There are some limitations in this study. Firstly, the data used were collected from passive public health surveillance. The data quality may be influenced by the key steps in surveillance including changing case definitions, reporting methods, availability of health facilities and laboratory diagnostics, under reporting, and completeness and accuracy of data over the years. Secondly, the individual case data were not reported before 2005, so demographic characteristics, laboratory confirmation, and the distribution of indigenous versus imported cases could only be analyzed from 2005-2014, and cases were not reported by the classification of disease severity.

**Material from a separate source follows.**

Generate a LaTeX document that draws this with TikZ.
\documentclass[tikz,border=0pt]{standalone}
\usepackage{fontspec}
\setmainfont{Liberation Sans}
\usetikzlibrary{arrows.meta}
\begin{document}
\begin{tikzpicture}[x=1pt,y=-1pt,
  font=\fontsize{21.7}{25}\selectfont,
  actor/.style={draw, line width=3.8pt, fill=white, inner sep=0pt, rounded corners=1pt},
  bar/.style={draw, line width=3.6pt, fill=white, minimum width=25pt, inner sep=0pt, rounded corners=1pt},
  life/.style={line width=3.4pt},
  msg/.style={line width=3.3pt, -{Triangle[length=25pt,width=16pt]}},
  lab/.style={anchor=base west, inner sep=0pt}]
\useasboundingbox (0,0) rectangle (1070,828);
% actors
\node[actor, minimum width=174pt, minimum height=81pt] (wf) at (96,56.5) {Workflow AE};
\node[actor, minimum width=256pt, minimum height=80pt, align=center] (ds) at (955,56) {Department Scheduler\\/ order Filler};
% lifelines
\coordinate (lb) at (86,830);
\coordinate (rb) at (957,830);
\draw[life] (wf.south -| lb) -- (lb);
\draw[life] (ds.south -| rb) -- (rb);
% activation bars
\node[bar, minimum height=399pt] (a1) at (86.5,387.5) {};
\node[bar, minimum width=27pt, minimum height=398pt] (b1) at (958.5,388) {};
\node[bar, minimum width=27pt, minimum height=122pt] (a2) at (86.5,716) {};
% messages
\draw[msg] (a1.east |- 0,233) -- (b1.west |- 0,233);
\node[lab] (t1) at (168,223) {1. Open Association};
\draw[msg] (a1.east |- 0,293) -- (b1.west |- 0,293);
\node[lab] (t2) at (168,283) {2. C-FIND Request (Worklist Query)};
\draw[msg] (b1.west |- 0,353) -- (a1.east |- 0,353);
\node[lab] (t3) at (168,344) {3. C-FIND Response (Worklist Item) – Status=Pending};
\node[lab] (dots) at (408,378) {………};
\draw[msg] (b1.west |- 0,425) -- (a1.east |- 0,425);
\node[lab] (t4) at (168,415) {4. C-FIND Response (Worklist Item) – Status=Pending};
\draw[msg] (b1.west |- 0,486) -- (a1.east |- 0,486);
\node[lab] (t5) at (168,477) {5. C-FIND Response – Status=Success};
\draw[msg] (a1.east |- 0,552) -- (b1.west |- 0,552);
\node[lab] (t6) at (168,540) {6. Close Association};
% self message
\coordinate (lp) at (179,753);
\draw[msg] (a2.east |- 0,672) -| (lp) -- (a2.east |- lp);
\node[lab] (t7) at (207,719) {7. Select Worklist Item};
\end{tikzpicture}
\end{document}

Challenge of dengue control in mainland China
The expansion of global air travel and seaborne trade, and the huge population movements in China overcome geographic barriers for both disease vectors and pathogens, enabling them to move great distances in short periods of time [51-53]. With the rapid growth of the economy and urbanization in China, more and more people in China have moved away from their original residences, especially from central China to coastal provinces, and from poor rural areas to urban centers . This migration changes epidemiological dynamics and environments and can promote the transmission of dengue virus, increasing the population at risk of infection, and creating major challenges for prevention and control. Further, the increasing labor movements in and out of China to dengue endemic countries all over the world are driving changes in imported dengue dynamics.

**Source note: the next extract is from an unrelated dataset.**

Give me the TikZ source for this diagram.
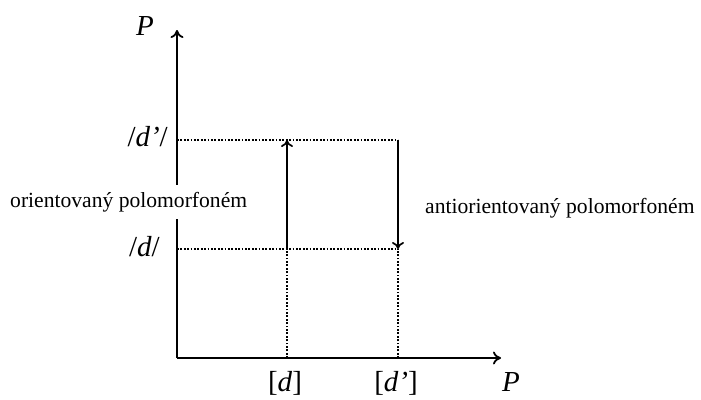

The exceptionally high number of dengue cases in 2014 - a historical record since dengue became a notifiable disease in China in 1989 - serves as a reminder that even if dengue is not yet endemic in China, the possibility exists that the receptivity and vulnerability of certain areas to outbreaks could be increasing. Exploring the role of putative drivers of this huge outbreak, modeling and mapping the risk of importation and local transmission, and extracting lessons about how it could have been averted should be pursued immediately so as to inform future outbreak prediction and mitigation.